Elliot Anderson: Artwork with collage background

Average Chandeliers

Project description

Exhibition

With(out) With(in), San Francisco Arts Commission Galleries San Francisco, CA, 2019

Average Chandeliers is a series of algorithmically created photographs that reflect on the ephemerality and fragility of beauty.   The works are created from photos of chandeliers culled from lighting showrooms on the Internet.  Each image is comprised of multiple photos “averaged” by software into one image.

The chandelier can represents ostentatious wealth, kitsch and camp at the same time (think Liberace’s candelabras).  But it also represents delicacy, lightness and the tinkling presence of spirits.  Chandeliers are queer sculptures.  They appeal to the queerness of grandeur and the evanescent.  They float above like a bird with crystal plumage with feathers that chime.  The process of “averaging” in these photographic images creates a ghostly layered image…there and not there.  The eye wanders into the depth of the image trying to settle on one layer, but is always dragged into another.  They are like x-rays penetrating and revealing the inner structures and beauty of bodies. 

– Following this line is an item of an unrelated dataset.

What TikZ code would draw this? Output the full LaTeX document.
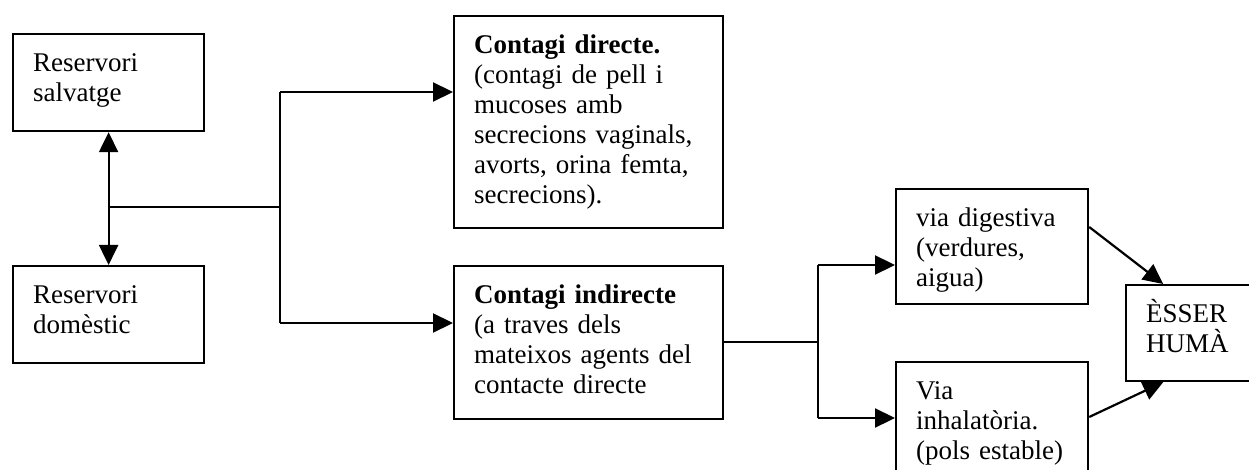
\documentclass[tikz,border=0pt]{standalone}
\usepackage{fontspec}
\setmainfont{Liberation Serif}
\usetikzlibrary{shapes,arrows.meta,positioning,calc}

\begin{document}
\begin{tikzpicture}[x=1pt, y=-1pt,
    box/.style={draw, line width=2.2pt, anchor=north west, align=left, inner xsep=20pt, inner ysep=18pt, text height=19pt, font=\fontsize{27}{30}\selectfont},
    arr/.style={line width=2.2pt, -{Triangle[length=20pt,width=19pt]}},
    link/.style={line width=2.2pt},
]
\useasboundingbox (0,0) rectangle (1249,470);

% Reservoirs
\node[box, text width=151pt, text depth=42pt] (salvatge) at (12,33) {Reservori\\salvatge};
\node[box, text width=151pt, text depth=42pt] (domestic) at (12,265) {Reservori\\domèstic};

% Contagion routes
\node[box, text width=229pt, text depth=157pt] (directe) at (453,15) {\textbf{Contagi directe.}\\(contagi de pell i\\mucoses amb\\secrecions vaginals,\\avorts, orina femta,\\secrecions).};
\node[box, text width=229pt, text depth=98pt] (indirecte) at (453,265) {\textbf{Contagi indirecte}\\(a traves dels\\mateixos agents del\\contacte directe};

% Indirect ways
\node[box, text width=152pt, text depth=60pt] (digestiva) at (895,188) {via digestiva\\(verdures,\\aigua)};
\node[box, text width=152pt, text depth=62pt] (inhalatoria) at (895,361) {Via\\inhalatòria.\\(pols estable)};

% Target
\node[box, text width=85pt, text depth=41pt] (huma) at (1125,284) {ÈSSER\\HUMÀ};

% Branch points
\coordinate (m1) at (107.5,207);
\coordinate (j1) at (280,92);
\coordinate (j2) at (280,323);
\coordinate (k0) at (818,342);
\coordinate (k1) at (818,265);
\coordinate (k2) at (818,418);

% Connections
\draw[link, {Triangle[length=20pt,width=19pt]}-{Triangle[length=20pt,width=19pt]}] (salvatge.south) -- (domestic.north);
\draw[link] (m1) -- (m1 -| j1);
\draw[link] (j1) -- (j2);
\draw[arr] (j1) -- (j1 -| directe.west);
\draw[arr] (j2) -- (j2 -| indirecte.west);
\draw[link] (k0 -| indirecte.east) -- (k0);
\draw[link] (k1) -- (k2);
\draw[arr] (k1) -- (k1 -| digestiva.west);
\draw[arr] (k2) -- (k2 -| inhalatoria.west);
\draw[arr] ([yshift=-39pt]digestiva.north east) -- ($(huma.north west)!0.3!(huma.north east)$);
\draw[arr] ([yshift=-56pt]inhalatoria.north east) -- ($(huma.south west)!0.3!(huma.south east)$);

\end{tikzpicture}
\end{document}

These image also reflect the probing of the HIV infected body.  The examination that reveals disease and death and the fragileness of life. This series is inspired by the transitory work of Félix González-Torres where glittery surfaces suggest the transmogrification of the queer soul.  They also came out of my love of the pseudo-scientific The Floral Stereoradiographs of Albert G. Richards at the Museum of Jurassic Technology in Culver City.  Delicate flowers were bombarded with x-rays and photographed in stereo to freeze the unseen inner structures and extreme hidden beauty.   The images are like seeing a flower’s soul.  The Average Chandeliers are both Science (algorithmic, x-rayed, anatomy) and the Art of what is not really there.